## Your goal
Extract all lines that hold "this" from the records below.

Lines of data
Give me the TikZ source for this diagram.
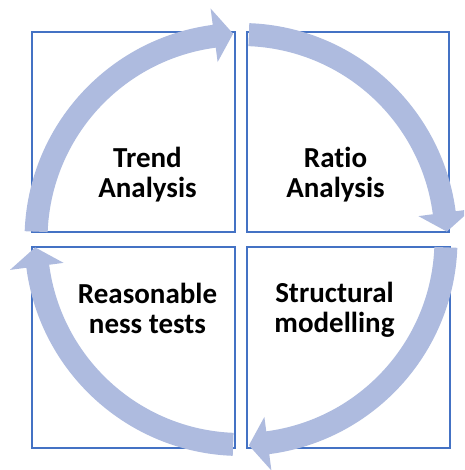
\documentclass[tikz,border=0pt]{standalone}
\usepackage{fontspec}
\setmainfont{Carlito}[Ligatures={NoCommon}]
\definecolor{arrowcol}{HTML}{AEBBDF}
\definecolor{boxcol}{HTML}{4472C4}
\tikzset{
  quad/.style={draw=boxcol, line width=2.3pt, fill=white},
  lbl/.style={align=center, inner sep=0pt, font=\fontsize{29}{30}\selectfont\bfseries},
  cyc/.style={fill=arrowcol}
}
\newcommand{\cycarrow}{%
  \fill[cyc] (177.8:216.5) arc[start angle=177.8, end angle=97.5, radius=216.5]
    -- (97.5:233) -- (92.2:206) -- (97.5:179) -- (97.5:193.5)
    arc[start angle=97.5, end angle=177.8, radius=193.5] -- cycle;}
\begin{document}
\begin{tikzpicture}[x=1pt,y=1pt]
\useasboundingbox (0,0) rectangle (464,470);
\clip (0,0) rectangle (464,470);
\coordinate (C) at (241,230.5);
% quadrant boxes
\draw[quad] (32,238) rectangle (235,438);
\draw[quad] (247,238) rectangle (449,438);
\draw[quad] (32,22) rectangle (235,223);
\draw[quad] (247,22) rectangle (450,223);
% cycle arrows
\foreach \k in {0,1,2,3}{
  \begin{scope}[shift={(C)}, rotate=-90*\k]
    \cycarrow
  \end{scope}
}
% labels
\node[lbl] (tl) at (147.5,295) {Trend\\Analysis};
\node[lbl] (tr) at (335.5,295) {Ratio\\Analysis};
\node[lbl] (bl) at (147.5,162) {Reasonable\\ness tests};
\node[lbl] (br) at (334.5,160) {Structural\\modelling};
\end{tikzpicture}
\end{document}
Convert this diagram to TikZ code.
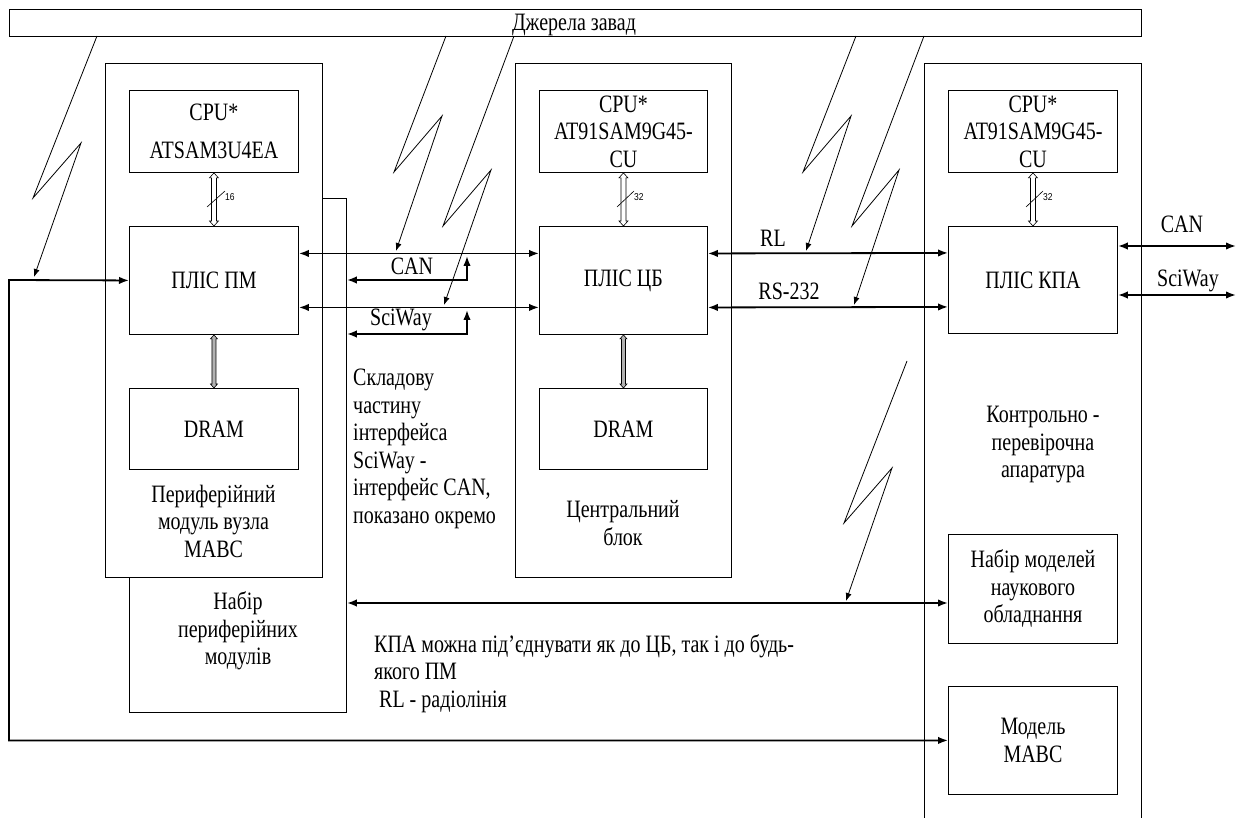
\documentclass[tikz,border=0pt]{standalone}
\usepackage{fontspec}
\setmainfont{Liberation Serif}[FakeStretch=0.8]
\newfontfamily\numfont{Liberation Sans}[FakeStretch=0.85]
\usetikzlibrary{arrows.meta}
\newcommand\hollowarrow[6]{%
 \draw[line width=0.6pt, fill=#6] (#1.south)
  -- ([shift={(#3pt,-#5pt)}]#1.south) -- ([shift={(#4pt,-#5pt)}]#1.south)
  -- ([shift={(#4pt,#5pt)}]#2.north) -- ([shift={(#3pt,#5pt)}]#2.north)
  -- (#2.north)
  -- ([shift={(-#3pt,#5pt)}]#2.north) -- ([shift={(-#4pt,#5pt)}]#2.north)
  -- ([shift={(-#4pt,-#5pt)}]#1.south) -- ([shift={(-#3pt,-#5pt)}]#1.south) -- cycle;}
\begin{document}
\begin{tikzpicture}[x=1pt,y=-1pt, font=\fontsize{25}{27.5}\selectfont,
  box/.style={draw, line width=0.9pt, inner sep=0pt, anchor=north west, fill=white, align=center},
  txt/.style={inner sep=0pt, align=center},
  bus/.style={line width=1.8pt},
  >={Latex[length=10pt,width=7.5pt]},
  bolt/.style={line width=0.8pt, -{Latex[length=8pt,width=6pt]}},
  num/.style={font=\numfont\fontsize{10}{10}\selectfont, anchor=west, inner sep=0pt}]
\useasboundingbox (0,0) rectangle (1240,818);
\fill[white] (0,0) rectangle (1240,818);

% top bar
\node[box, minimum width=1132pt, minimum height=27pt] (bar) at (9,9) {};
\node[txt] (bartxt) at (574,25) {Джерела завад};

% peripheral module
\node[box, minimum width=217pt, minimum height=514pt] (pset) at (129,198) {};
\node[box, minimum width=217pt, minimum height=514pt] (pm) at (105,63) {};
\node[box, minimum width=169pt, minimum height=82pt] (pmcpu) at (129,90) {CPU*\\[10pt]ATSAM3U4EA};
\node[box, minimum width=169pt, minimum height=108pt] (pmplis) at (129,226) {ПЛІС ПМ};
\node[box, minimum width=169pt, minimum height=81pt] (pmdram) at (129,388) {DRAM};
\node[txt] (pmlabel) at (213.5,521) {Периферійний\\модуль вузла\\МАВС};
\node[txt] (psetlabel) at (238,631) {Набір\\периферійних\\модулів};

% central block
\node[box, minimum width=216pt, minimum height=514pt] (cb) at (515,63) {};
\node[box, minimum width=168pt, minimum height=82pt] (cbcpu) at (539,90) {CPU*\\AT91SAM9G45-\\CU};
\node[box, minimum width=168pt, minimum height=108pt] (cbplis) at (539,226) {ПЛІС ЦБ};
\node[box, minimum width=168pt, minimum height=81pt] (cbdram) at (539,388) {DRAM};
\node[txt] (cblabel) at (623,523) {Центральний\\блок};

% KPA
\draw[line width=0.9pt] (924,818.5) -- (924,63) -- (1141,63) -- (1141,818.5);
\node[box, minimum width=169pt, minimum height=82pt] (kpacpu) at (948,90) {CPU*\\AT91SAM9G45-\\CU};
\node[box, minimum width=169pt, minimum height=107pt] (kpaplis) at (948,226) {ПЛІС КПА};
\node[txt] (kpalabel) at (1043,445) {Контрольно -\\перевірочна\\апаратура};
\node[box, minimum width=169pt, minimum height=109pt] (kpasci) at (948,534) {Набір моделей\\наукового\\обладнання};
\node[box, minimum width=169pt, minimum height=108pt] (kpamodel) at (948,686) {Модель\\МАВС};

% hollow internal buses
\hollowarrow{pmcpu}{pmplis}{4.5}{2.5}{5}{white}
\hollowarrow{cbcpu}{cbplis}{4.5}{2.5}{5}{white}
\hollowarrow{kpacpu}{kpaplis}{4.5}{2.5}{5}{white}
\hollowarrow{pmplis}{pmdram}{3.5}{2}{4}{gray!60}
\hollowarrow{cbplis}{cbdram}{3.5}{2}{4}{gray!60}
\draw[line width=0.6pt] (207,207) -- (225,191);
\node[num] (n16) at (225,197) {16};
\draw[line width=0.6pt] (617,207) -- (634,191);
\node[num] (n32a) at (634,197) {32};
\draw[line width=0.6pt] (1026,207) -- (1043,191);
\node[num] (n32b) at (1043,197) {32};

% buses
\draw[bus,<->] ([yshift=27pt]pmplis.east) -- ([yshift=27pt]cbplis.west);
\draw[bus,<->] ([yshift=-27pt]pmplis.east) -- ([yshift=-27pt]cbplis.west);
\coordinate (canc) at (467,280);
\coordinate (sciwc) at (467,334);
\draw[bus,<->] (pset.east |- canc) -- (canc) -- (467,256);
\draw[bus,<->] (pset.east |- sciwc) -- (sciwc) -- (467,310);
\node[txt] (canlbl) at (412,266) {CAN};
\node[txt] (scilbl) at (401,320) {SciWay};

\draw[bus,<->] ([yshift=27pt]cbplis.east) -- ([yshift=27pt]kpaplis.west);
\draw[bus,<->] ([yshift=-27pt]cbplis.east) -- ([yshift=-27pt]kpaplis.west);
\node[txt] (rllbl) at (773,238) {RL};
\node[txt] (rslbl) at (789,291) {RS-232};

\coordinate (canr) at (1236,246);
\coordinate (scir) at (1236,295);
\draw[bus,<->] (kpaplis.east |- canr) -- (canr);
\draw[bus,<->] (kpaplis.east |- scir) -- (scir);
\node[txt] (canrlbl) at (1182,224) {CAN};
\node[txt] (scirlbl) at (1188,281) {SciWay};

\coordinate (lowl) at (346,603);
\draw[bus,<->] (pset.east |- lowl) -- (kpasci.west |- lowl);

\coordinate (lc) at (9,280);
\draw[bus,<->, line join=miter] (pmplis.west) -- (lc) |- (kpamodel.west);

% interference bolts
\draw[bolt] (97,36) -- (33,198) -- (81,143) -- (34,277);
\draw[bolt] (446,36) -- (394,172) -- (442,116) -- (396,251);
\draw[bolt] (514,36) -- (443,226) -- (491,170) -- (444,305);
\draw[bolt] (856,36) -- (803,172) -- (851,116) -- (806,251);
\draw[bolt] (924,36) -- (852,226) -- (899,170) -- (854,305);
\draw[bolt] (907,361) -- (844,523) -- (892,468) -- (846,601);

% notes
\node[txt, align=left, anchor=north west] (note1) at (353,369) {Складову\\частину\\інтерфейса\\SciWay -\\інтерфейс CAN,\\показано окремо};
\node[txt, align=left, anchor=north west] (note2) at (374,634) {КПА можна під’єднувати як до ЦБ, так і до будь-\\якого ПМ\\\hspace*{5pt}RL - радіолінія};
\end{tikzpicture}
\end{document}
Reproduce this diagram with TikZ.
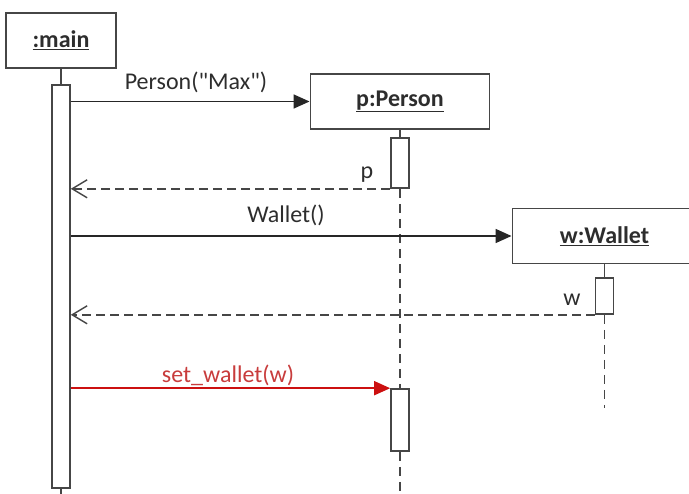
\documentclass[tikz,border=0pt]{standalone}
\usepackage{fontspec}
\setmainfont{Carlito}[Ligatures=TeXOff]
\usetikzlibrary{arrows.meta}
\definecolor{ln}{RGB}{70,70,70}
\definecolor{txt}{RGB}{45,45,45}
\definecolor{msgred}{RGB}{204,16,16}
\definecolor{redtxt}{RGB}{200,60,60}
\begin{document}
\begin{tikzpicture}[x=1pt,y=-1pt,
  obj/.style={draw=ln, line width=1.9pt, fill=white, minimum width=#1, minimum height=55pt, inner sep=0pt, text=txt, font=\fontsize{24}{28}\selectfont\bfseries},
  actbar/.style={draw=ln, line width=1.6pt, fill=white, minimum width=18pt, minimum height=#1, inner sep=0pt},
  life/.style={draw=ln, line width=1.6pt},
  lifedash/.style={draw=ln, line width=1.6pt, dash pattern=on 9pt off 6pt},
  call/.style={draw=black!85, line width=1.6pt, -{Triangle[length=16pt,width=14pt]}},
  redcall/.style={draw=msgred, line width=1.6pt, -{Triangle[length=16pt,width=14pt]}},
  ret/.style={draw=ln, line width=1.6pt, dash pattern=on 9pt off 5pt, -{Straight Barb[length=15pt,width=18pt,line width=1.4pt]}},
  lbl/.style={text=txt, inner sep=0pt, anchor=base, font=\fontsize{24}{28}\selectfont},
  redlbl/.style={text=redtxt, inner sep=0pt, anchor=base, font=\fontsize{24}{28}\selectfont}]

\useasboundingbox (0,0) rectangle (689,494);
\clip (0,0) rectangle (689,494);

% lifeline objects
\node[obj=110pt] (main) at (61,40.5) {\underline{:main}};
\node[obj=179pt] (person) at (400,101.5) {\underline{p:Person}};
\node[obj=184pt] (wallet) at (604.5,236) {\underline{w:Wallet}};

% activation bars
\node[actbar=403pt] (mainbar) at (61,286.5) {};
\node[actbar=50pt] (pbarA) at (400,163) {};
\node[actbar=62pt] (pbarB) at (400,420) {};
\node[actbar=36pt] (wbar) at (604.5,296) {};

\coordinate (mainend) at (61,494);
\coordinate (pend) at (400,494);
\coordinate (wend) at (604.5,408);

% lifelines
\draw[life] (main.south) -- (mainbar.north);
\draw[life] (mainbar.south) -- (mainend);
\draw[life] (person.south) -- (pbarA.north);
\draw[lifedash] (pbarA.south) -- (pbarB.north);
\draw[lifedash] (pbarB.south) -- (pend);
\draw[life] (wallet.south) -- (wbar.north);
\draw[lifedash] (wbar.south) -- (wend);

% messages
\draw[call] (mainbar.east |- person.west) -- (person.west);
\draw[ret] (pbarA.south west) -- (mainbar.east |- pbarA.south west);
\draw[call] (mainbar.east |- wallet.west) -- (wallet.west);
\draw[ret] (wbar.south west) -- (mainbar.east |- wbar.south west);
\draw[redcall] (mainbar.east |- pbarB.north west) -- (pbarB.north west);

% labels
\node[lbl] (lPerson) at (196,90) {Person("Max")};
\node[lbl] (lp) at (367,179) {p};
\node[lbl] (lWallet) at (286,223) {Wallet()};
\node[lbl] (lw) at (572,306) {w};
\node[redlbl] (lset) at (228,383) {set\_wallet(w)};
\end{tikzpicture}
\end{document}
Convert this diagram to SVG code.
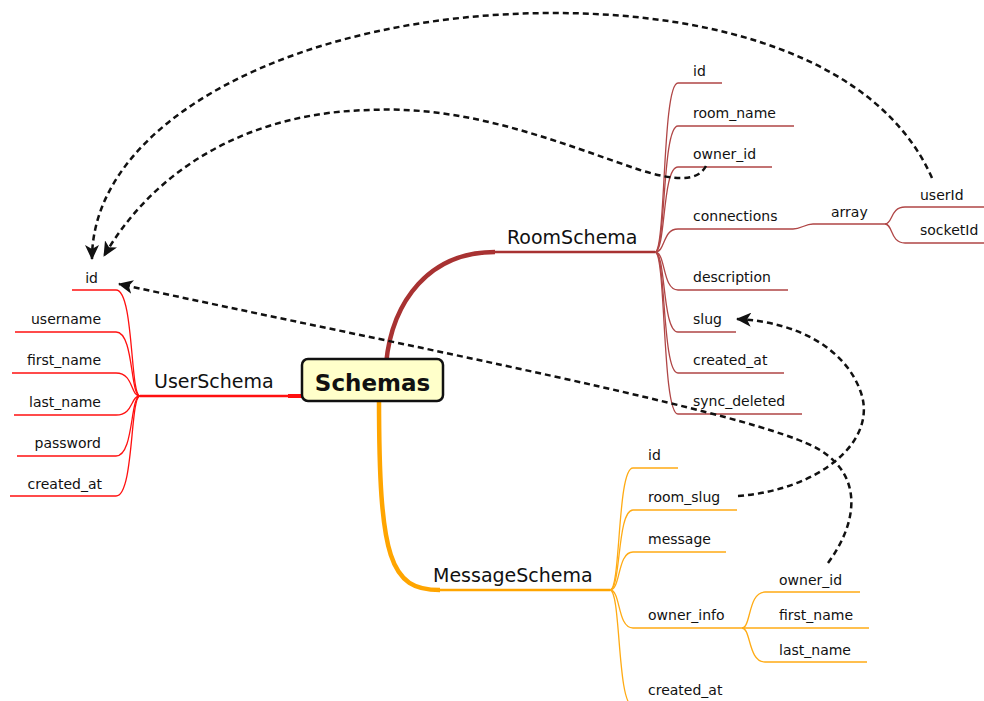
<svg xmlns="http://www.w3.org/2000/svg" width="984" height="701" viewBox="0 0 984 701">
  <style>
    .leaf { font-family: "DejaVu Sans", "Liberation Sans", sans-serif; font-size: 14px; fill: #111; }
    .branch { font-family: "DejaVu Sans", "Liberation Sans", sans-serif; font-size: 19px; fill: #111; }
    .root { font-family: "DejaVu Sans", "Liberation Sans", sans-serif; font-size: 23px; font-weight: bold; fill: #111; }
    .end { text-anchor: end; }
    .user { fill: none; stroke: #ff1010; stroke-width: 1.3; }
    .user-main { fill: none; stroke: #ff1010; stroke-width: 2.6; }
    .room { fill: none; stroke: #b04646; stroke-width: 1.3; }
    .room-main { fill: none; stroke: #a83232; stroke-width: 2.6; }
    .msg { fill: none; stroke: #ffab14; stroke-width: 1.3; }
    .msg-main { fill: none; stroke: #ffa500; stroke-width: 2.6; }
    .link { fill: none; stroke: #111; stroke-width: 2.5; stroke-dasharray: 6 4; }
  </style>
  <defs>
    <marker id="arrow" markerUnits="userSpaceOnUse" markerWidth="16" markerHeight="14" refX="14" refY="7" orient="auto">
      <path d="M0,0 L15,7 L0,14 L4,7 Z" fill="#111"/>
    </marker>
  </defs>

  <!-- UserSchema branch -->
  <g id="user-schema">
    <path class="user-main" d="M140,396 H303"/>
    <path d="M288,396 H304" fill="none" stroke="#ff1010" stroke-width="4"/>
    <text class="branch" x="154" y="388">UserSchema</text>
  </g>
  <g id="user-id">
    <path class="user" d="M140,396 C130,396 134,290 116,290 H72"/>
    <text class="leaf end" x="98" y="283">id</text>
  </g>
  <g id="user-username">
    <path class="user" d="M140,396 C130,396 134,332 116,332 H15"/>
    <text class="leaf end" x="101" y="324">username</text>
  </g>
  <g id="user-first-name">
    <path class="user" d="M140,396 C130,396 134,373 116,373 H12"/>
    <text class="leaf end" x="101" y="365">first_name</text>
  </g>
  <g id="user-last-name">
    <path class="user" d="M140,396 C130,396 134,415 116,415 H14"/>
    <text class="leaf end" x="101" y="407">last_name</text>
  </g>
  <g id="user-password">
    <path class="user" d="M140,396 C130,396 134,456 116,456 H17"/>
    <text class="leaf end" x="101" y="448">password</text>
  </g>
  <g id="user-created-at">
    <path class="user" d="M140,396 C130,396 134,496 116,496 H10"/>
    <text class="leaf end" x="102" y="489">created_at</text>
  </g>

  <!-- RoomSchema branch -->
  <g id="room-schema">
    <path d="M386,364 C392,300 430,252 495,252" fill="none" stroke="#a83232" stroke-width="4.5"/>
    <path class="room-main" d="M493,252 H655"/>
    <text class="branch" x="507" y="244">RoomSchema</text>
  </g>
  <g id="room-id">
    <path class="room" d="M655,252 C666,252 662,83 678,83 H722"/>
    <text class="leaf" x="693" y="76">id</text>
  </g>
  <g id="room-name">
    <path class="room" d="M655,252 C666,252 662,126 678,126 H794"/>
    <text class="leaf" x="693" y="118">room_name</text>
  </g>
  <g id="room-owner-id">
    <path class="room" d="M655,252 C666,252 662,167 678,167 H772"/>
    <text class="leaf" x="693" y="159">owner_id</text>
  </g>
  <g id="room-connections">
    <path class="room" d="M655,252 C666,252 662,229 678,229 H793 C801,229 805,224 813,224 H885"/>
    <text class="leaf" x="693" y="221">connections</text>
  </g>
  <g id="room-array">
    <text class="leaf" x="831" y="217">array</text>
  </g>
  <g id="room-user-id">
    <path class="room" d="M885,224 C893,224 890,207 905,207 H984"/>
    <text class="leaf" x="920" y="200">userId</text>
  </g>
  <g id="room-socket-id">
    <path class="room" d="M885,224 C893,224 890,243 905,243 H984"/>
    <text class="leaf" x="920" y="235">socketId</text>
  </g>
  <g id="room-description">
    <path class="room" d="M655,252 C666,252 662,290 678,290 H788"/>
    <text class="leaf" x="693" y="282">description</text>
  </g>
  <g id="room-slug">
    <path class="room" d="M655,252 C666,252 662,332 678,332 H736"/>
    <text class="leaf" x="693" y="324">slug</text>
  </g>
  <g id="room-created-at">
    <path class="room" d="M655,252 C666,252 662,373 678,373 H784"/>
    <text class="leaf" x="693" y="365">created_at</text>
  </g>
  <g id="room-sync-deleted">
    <path class="room" d="M655,252 C666,252 662,414 678,414 H802"/>
    <text class="leaf" x="693" y="406">sync_deleted</text>
  </g>

  <!-- MessageSchema branch -->
  <g id="message-schema">
    <path d="M379,398 C379,560 390,590 440,590" fill="none" stroke="#ffa500" stroke-width="4.5"/>
    <path class="msg-main" d="M438,590 H610"/>
    <text class="branch" x="433" y="582">MessageSchema</text>
  </g>
  <g id="message-id">
    <path class="msg" d="M610,590 C621,590 617,468 633,468 H678"/>
    <text class="leaf" x="648" y="460">id</text>
  </g>
  <g id="message-room-slug">
    <path class="msg" d="M610,590 C621,590 617,510 633,510 H737"/>
    <text class="leaf" x="648" y="502">room_slug</text>
  </g>
  <g id="message-text">
    <path class="msg" d="M610,590 C621,590 617,552 633,552 H726"/>
    <text class="leaf" x="648" y="544">message</text>
  </g>
  <g id="message-owner-info">
    <path class="msg" d="M610,590 C621,590 617,628 633,628 H742"/>
    <text class="leaf" x="648" y="620">owner_info</text>
  </g>
  <g id="message-owner-id">
    <path class="msg" d="M742,628 C751,628 748,592 765,592 H860"/>
    <text class="leaf" x="779" y="585">owner_id</text>
  </g>
  <g id="message-first-name">
    <path class="msg" d="M742,628 H869"/>
    <text class="leaf" x="779" y="620">first_name</text>
  </g>
  <g id="message-last-name">
    <path class="msg" d="M742,628 C751,628 748,662 765,662 H867"/>
    <text class="leaf" x="779" y="655">last_name</text>
  </g>
  <g id="message-created-at">
    <path class="msg" d="M610,590 C621,590 617,706 633,706 H740"/>
    <text class="leaf" x="648" y="695">created_at</text>
  </g>

  <!-- central topic -->
  <g id="schemas">
    <rect x="302" y="359" width="141" height="42" rx="6" fill="#ffffca" stroke="#111" stroke-width="2.5"/>
    <text class="root" x="372.5" y="391" text-anchor="middle">Schemas</text>
  </g>

  <!-- reference links -->
  <g id="connectors">
    <path class="link" marker-end="url(#arrow)" d="M932,178 C880,60 720,13 554,13 C300,13 92,120 92,259"/>
    <path class="link" marker-end="url(#arrow)" d="M706,166 C697,183 672,180 640,170 C560,143 470,105 370,110 C260,112 160,160 104,256"/>
    <path class="link" marker-end="url(#arrow)" d="M828,563 C856,525 865,478 820,450 C760,413 400,345 119,284"/>
    <path class="link" marker-end="url(#arrow)" d="M738,496 C820,490 880,440 860,390 C845,350 800,322 737,319"/>
  </g>
</svg>
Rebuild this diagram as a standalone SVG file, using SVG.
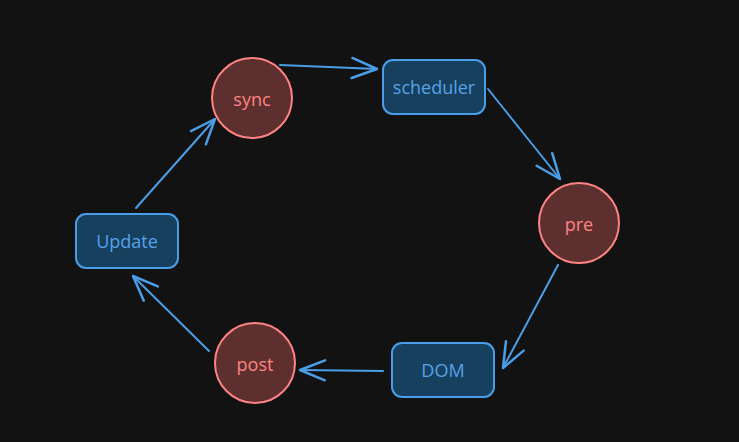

## Solution to the exercise
Give me the TikZ source for this diagram.
Convert this diagram to TikZ code.
Reproduce this diagram with TikZ.
Convert this diagram to SVG code.
Rebuild this diagram as a standalone SVG file, using SVG.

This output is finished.